Fiat Chrysler Automobiles NV resumed making diesel Ram pickups that were ordered off the market by U.S. regulators, preparing for a verdict from the Environmental Protection Agency in hopes of being able to sell them.
The carmaker began building a small number of the Ram trucks again this month, a spokesman said. The EPA is close to deciding whether or not to approve the pickups and the diesel-powered Jeep sport utility vehicle for sale as 2017 models, two people familiar with the matter said.
At stake are both the fate of the most fuel-efficient full-size pickup in the U.S. and a broader indication of whether regulators are inclined to treat diesel-powered engines as viable. The EPA and the California Air Resources Board have ratcheted up scrutiny of the powertrains in the wake of Volkswagen AG’s emissions software scandal dating back to 2015. The U.S. Department of Justice sued Fiat Chrysler in May, accusing the company of similar cheating.
Fiat Chrysler Chief Executive Officer Sergio Marchionne has been adamant that the company wasn’t trying to deceive regulators or circumvent clean-air rules. He’s said the EPA changed its process for documentation of software that allows for excess emissions in certain circumstances to protect the engine.

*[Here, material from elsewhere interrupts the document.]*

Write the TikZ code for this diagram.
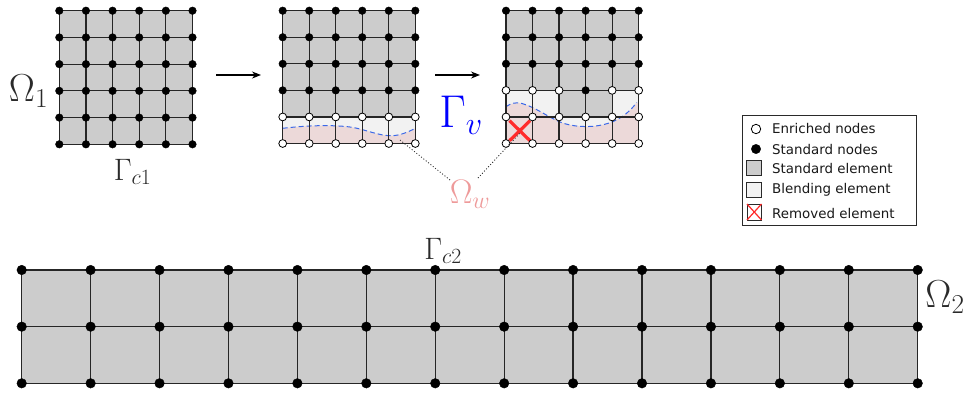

“I’m confident of the fact that there was no intention on our part to set up a defeat device that was even remotely similar to what VW had in their cars,” Marchionne told Bloomberg Television last month in Venice, Italy.

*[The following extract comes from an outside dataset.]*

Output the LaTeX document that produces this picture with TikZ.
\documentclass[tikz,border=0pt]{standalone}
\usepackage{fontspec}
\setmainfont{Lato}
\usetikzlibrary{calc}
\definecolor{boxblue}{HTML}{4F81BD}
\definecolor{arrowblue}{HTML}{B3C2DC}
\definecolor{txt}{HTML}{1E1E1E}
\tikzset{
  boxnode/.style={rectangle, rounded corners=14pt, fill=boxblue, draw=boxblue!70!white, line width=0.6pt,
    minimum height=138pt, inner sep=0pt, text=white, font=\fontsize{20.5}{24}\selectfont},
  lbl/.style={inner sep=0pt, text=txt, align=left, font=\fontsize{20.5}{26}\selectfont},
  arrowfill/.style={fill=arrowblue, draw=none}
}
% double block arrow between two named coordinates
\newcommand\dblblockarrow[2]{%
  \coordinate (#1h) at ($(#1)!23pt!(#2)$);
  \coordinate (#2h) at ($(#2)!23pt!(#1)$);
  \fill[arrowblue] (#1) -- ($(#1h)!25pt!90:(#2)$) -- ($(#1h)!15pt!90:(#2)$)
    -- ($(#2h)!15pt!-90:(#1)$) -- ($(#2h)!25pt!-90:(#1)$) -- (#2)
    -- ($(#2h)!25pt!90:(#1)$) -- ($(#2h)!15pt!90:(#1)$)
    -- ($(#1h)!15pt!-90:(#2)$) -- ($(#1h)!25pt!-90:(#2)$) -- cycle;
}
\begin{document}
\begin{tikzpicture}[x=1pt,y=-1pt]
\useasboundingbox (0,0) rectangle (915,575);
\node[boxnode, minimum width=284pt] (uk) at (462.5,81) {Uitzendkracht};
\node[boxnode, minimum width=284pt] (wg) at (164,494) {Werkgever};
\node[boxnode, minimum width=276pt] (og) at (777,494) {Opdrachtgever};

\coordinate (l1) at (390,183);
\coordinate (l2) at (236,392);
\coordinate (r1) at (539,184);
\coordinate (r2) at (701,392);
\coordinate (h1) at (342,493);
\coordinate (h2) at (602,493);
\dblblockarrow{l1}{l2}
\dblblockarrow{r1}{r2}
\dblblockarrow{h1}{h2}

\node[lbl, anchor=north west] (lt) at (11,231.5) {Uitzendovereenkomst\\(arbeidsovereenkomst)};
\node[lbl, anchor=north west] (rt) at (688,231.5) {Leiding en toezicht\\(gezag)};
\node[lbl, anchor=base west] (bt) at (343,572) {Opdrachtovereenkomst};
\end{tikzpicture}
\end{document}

Fiat Chrysler filed in May for certification of the 2017 model year vehicles following months of discussions over emissions-control software. The company’s proposed fix fell short of staving off the Justice Department lawsuit days later that alleged the diesel engines had been outfitted with illegal software.
The EPA will decide whether Fiat Chrysler’s proposed system is adequate in the near future, said the people familiar with the matter, who asked not to be identified because the process is private. An EPA spokesperson said the agency doesn’t comment on certification applications prior to vehicles being introduced for sale. Dave Clegern, a California Air Resources Board spokesman, declined to comment.
Fiat Chrysler’s U.S. diesel woes began in January, when the EPA filed a formal notice of violation over undeclared emissions-control software in 2014 to 2016 model years of the Ram and Jeep models. Marchionne has said since then that any adjustments needed to win certification for the 2017 vehicles could be made retroactively to the earlier vehicles.
Other automakers have thrown in the towel on diesels for the U.S. market. In May, Daimler AG withdrew its effort to get 2017 models certified.
Automotive News reported earlier that Fiat Chrysler resumed production of the diesel Rams, citing workers at the company’s factory in Warren, Mich. The trade publication said the company was assembling fewer than two dozen vehicles per shift.
The Justice Department’s lawsuit filed in May was consolidated with consumer complaints before a San Francisco court. U.S. District Judge Edward Chen this week nominated Ken Feinberg, the lawyer who worked on compensation programs related to General Motors Co.’s deadly ignition switches, to work on negotiating a settlement. The DOJ also has an ongoing criminal investigation.
Altogether, the diesel matter may cost the company $460 million to $1 billion, according to estimates from analysts at Barclays Plc, Mediobanca SpA and Evercore ISI.